When I push Rumi aside like she’s being stupid for feeling what she’s feeling she carries on a million times more – it’s a literal scream – just fucking listen to me and if I refuse to listen it doesn’t end – we just both break. When I hold her and say that’s really hard and really unfair she settles. No biggie. She was seen and validated and that’s all our literal inner child needs too.
This weeks news that my ex is having a baby boy with his new partner spiralled me into a mythological type story.
The gossip fed back to me that people in my old town have been overheard saying “at least this one of Leets children won’t have issues, it’s not coming from Katrina” cut like a knife.
The unworthiness, the rejection and the desire to be seen as something other than the monster piercing through so many layers of my being – irrational and painful but necessary because I didn’t know that pain was still in there.
That pain unacknowledged has the power to sever future relationships.
So I needed to go in deep.
I needed to let those irrational, painful thoughts rise and not sugar coat them away or bandaid them with any form of distraction I could find.

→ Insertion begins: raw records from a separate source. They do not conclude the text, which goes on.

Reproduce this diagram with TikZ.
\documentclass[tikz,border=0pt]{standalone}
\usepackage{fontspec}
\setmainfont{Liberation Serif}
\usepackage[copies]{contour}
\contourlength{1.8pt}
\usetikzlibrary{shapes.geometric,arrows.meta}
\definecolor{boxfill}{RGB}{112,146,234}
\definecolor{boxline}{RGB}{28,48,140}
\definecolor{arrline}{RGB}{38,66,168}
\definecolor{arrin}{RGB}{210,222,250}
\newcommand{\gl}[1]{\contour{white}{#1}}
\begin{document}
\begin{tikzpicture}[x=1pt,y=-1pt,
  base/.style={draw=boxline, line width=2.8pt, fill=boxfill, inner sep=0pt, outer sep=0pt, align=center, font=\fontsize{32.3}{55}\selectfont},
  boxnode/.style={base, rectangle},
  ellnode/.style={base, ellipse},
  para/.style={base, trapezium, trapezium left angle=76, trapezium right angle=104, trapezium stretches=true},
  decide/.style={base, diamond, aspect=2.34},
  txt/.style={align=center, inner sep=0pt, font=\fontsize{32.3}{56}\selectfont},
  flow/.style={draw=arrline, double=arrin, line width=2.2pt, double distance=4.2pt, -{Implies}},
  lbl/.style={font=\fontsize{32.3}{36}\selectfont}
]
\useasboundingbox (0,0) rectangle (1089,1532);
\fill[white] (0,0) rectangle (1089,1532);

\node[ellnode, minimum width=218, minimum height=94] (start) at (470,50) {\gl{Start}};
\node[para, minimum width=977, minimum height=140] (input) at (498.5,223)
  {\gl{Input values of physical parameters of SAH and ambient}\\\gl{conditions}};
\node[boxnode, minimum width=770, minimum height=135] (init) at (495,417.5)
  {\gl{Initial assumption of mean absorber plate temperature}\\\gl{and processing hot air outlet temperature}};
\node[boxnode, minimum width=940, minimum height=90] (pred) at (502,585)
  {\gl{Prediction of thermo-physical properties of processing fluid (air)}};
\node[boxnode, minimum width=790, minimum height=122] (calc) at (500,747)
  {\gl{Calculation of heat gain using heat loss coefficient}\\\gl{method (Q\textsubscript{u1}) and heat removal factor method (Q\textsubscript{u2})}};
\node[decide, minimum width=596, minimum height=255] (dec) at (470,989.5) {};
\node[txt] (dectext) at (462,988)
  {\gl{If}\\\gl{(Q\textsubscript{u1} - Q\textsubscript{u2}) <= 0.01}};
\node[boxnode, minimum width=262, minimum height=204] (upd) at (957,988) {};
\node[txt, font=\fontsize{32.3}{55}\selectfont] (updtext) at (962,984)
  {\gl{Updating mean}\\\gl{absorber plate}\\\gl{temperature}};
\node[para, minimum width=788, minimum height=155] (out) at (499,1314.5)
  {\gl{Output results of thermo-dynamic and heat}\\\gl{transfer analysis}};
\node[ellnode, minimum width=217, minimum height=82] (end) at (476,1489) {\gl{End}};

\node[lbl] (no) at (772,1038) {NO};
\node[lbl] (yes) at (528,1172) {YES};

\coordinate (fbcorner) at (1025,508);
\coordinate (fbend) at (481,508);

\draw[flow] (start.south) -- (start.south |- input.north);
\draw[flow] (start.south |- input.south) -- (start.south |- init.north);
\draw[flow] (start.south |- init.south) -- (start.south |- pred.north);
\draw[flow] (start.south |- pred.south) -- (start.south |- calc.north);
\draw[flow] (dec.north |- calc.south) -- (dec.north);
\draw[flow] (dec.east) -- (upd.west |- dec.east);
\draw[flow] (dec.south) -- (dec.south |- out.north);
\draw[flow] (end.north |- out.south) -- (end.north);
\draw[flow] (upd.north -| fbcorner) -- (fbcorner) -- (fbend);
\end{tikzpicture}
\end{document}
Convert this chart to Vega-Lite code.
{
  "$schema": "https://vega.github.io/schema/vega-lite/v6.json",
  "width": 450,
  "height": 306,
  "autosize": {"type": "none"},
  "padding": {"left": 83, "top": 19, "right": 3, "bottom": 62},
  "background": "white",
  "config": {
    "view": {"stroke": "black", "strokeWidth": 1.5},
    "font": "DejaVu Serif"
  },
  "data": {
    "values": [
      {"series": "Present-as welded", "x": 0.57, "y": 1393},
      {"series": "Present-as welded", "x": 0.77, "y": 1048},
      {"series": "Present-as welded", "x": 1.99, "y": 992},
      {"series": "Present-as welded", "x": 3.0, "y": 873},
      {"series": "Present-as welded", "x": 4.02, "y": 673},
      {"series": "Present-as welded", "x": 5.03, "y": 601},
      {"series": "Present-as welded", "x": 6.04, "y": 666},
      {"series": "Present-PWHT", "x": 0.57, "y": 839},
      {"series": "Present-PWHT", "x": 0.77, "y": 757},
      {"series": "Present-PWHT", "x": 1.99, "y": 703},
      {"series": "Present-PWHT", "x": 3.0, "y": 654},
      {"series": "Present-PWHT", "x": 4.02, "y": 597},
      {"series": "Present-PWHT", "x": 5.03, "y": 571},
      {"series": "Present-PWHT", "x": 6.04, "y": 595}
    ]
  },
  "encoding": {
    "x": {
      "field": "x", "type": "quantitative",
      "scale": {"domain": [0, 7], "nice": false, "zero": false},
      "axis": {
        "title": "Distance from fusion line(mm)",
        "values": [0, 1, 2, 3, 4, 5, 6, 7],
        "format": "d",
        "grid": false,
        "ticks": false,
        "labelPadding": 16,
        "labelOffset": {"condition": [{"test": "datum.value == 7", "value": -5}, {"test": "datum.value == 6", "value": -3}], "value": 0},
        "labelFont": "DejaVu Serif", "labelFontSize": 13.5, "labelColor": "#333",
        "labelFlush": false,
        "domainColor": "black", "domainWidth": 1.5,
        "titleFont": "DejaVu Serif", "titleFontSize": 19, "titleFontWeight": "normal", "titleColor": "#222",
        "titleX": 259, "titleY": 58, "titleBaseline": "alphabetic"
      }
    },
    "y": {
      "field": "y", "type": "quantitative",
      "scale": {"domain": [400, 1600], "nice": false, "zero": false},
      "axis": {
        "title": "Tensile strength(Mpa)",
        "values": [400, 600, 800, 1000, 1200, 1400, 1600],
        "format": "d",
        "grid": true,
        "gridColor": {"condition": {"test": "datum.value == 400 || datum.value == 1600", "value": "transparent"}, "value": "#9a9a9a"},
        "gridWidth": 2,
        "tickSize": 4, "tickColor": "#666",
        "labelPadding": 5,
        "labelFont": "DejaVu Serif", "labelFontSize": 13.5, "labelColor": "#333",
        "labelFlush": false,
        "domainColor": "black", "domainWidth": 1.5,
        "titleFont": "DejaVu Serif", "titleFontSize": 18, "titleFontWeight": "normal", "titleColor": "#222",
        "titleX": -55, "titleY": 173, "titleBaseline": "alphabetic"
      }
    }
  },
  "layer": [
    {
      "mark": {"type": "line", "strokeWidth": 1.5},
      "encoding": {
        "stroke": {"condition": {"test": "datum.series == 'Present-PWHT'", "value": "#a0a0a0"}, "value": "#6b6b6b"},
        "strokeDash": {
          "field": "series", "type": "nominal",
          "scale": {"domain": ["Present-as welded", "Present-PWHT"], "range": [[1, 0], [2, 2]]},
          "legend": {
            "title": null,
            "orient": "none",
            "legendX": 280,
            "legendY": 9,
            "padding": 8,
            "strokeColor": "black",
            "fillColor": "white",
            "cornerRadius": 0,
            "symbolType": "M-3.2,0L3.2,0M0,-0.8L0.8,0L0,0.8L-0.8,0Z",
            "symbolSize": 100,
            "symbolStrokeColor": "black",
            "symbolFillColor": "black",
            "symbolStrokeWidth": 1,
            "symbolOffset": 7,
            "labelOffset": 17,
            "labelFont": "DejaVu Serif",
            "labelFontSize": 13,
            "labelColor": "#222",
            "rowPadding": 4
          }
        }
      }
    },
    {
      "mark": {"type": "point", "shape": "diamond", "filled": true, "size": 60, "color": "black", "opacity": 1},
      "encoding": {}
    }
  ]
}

Acknowledge that no one else needs to understand this pain I’m feeling – it’s an accumulation of so many stories I have been fed and consumed over the years I need to go there and decide whether that’s still a story I believe.
So that’s what I did and am doing.
I have let the tears flow as I let go even more of the past.
This new chapter in Leet’s life has nothing to do with me and isn’t a reflection of me, no matter who is looking in and deciding it should be compared.
My love for him as a person is so strong that I genuinely want nothing but the life of his dreams for him.
My love for me as a person is so strong that I genuinely want nothing but the life of my dreams for me.
They are now two different stories and the more I can disentangle myself from the old, the more I can watch his story unfold with joy and not pain.
Co-dependence on an identity still exists post relationship. It needs to be consciously redefined. You don’t just end a relationship and leave all the old stories you came to believe about yourself behind.
There are still people and aspects of myself defining me based upon who I was in that environment.
I’m still being reminded of how people view me.
I’m still seeing how little space there is for neurodiverisity – you either ‘fit’ or you don’t. You mask or you’re reminded consistently that you’re weird and should be taught how to pretend to be like the status quo decides you should be.
And because I allowed myself to feel the hurt and acknowledge that I was being triggered and needed self parenting, holding space for myself and validating that it was absolutely ok for me to feel whatever I was feeling I got to look at this again.
I got to look at it and come out the other side smiling that that old story is no longer my truth.
I have found people that love my weird.
I have a community, a village now, that look at my children and I and say you guys are fucking awesome- not the constant belittling we used to face.
I got to learn that not fitting in one place doesn’t mean you’ll never fit in.
I was brave enough to let my freak flag fly, leave an environment that didn’t have a place for me and now I get to write a new story.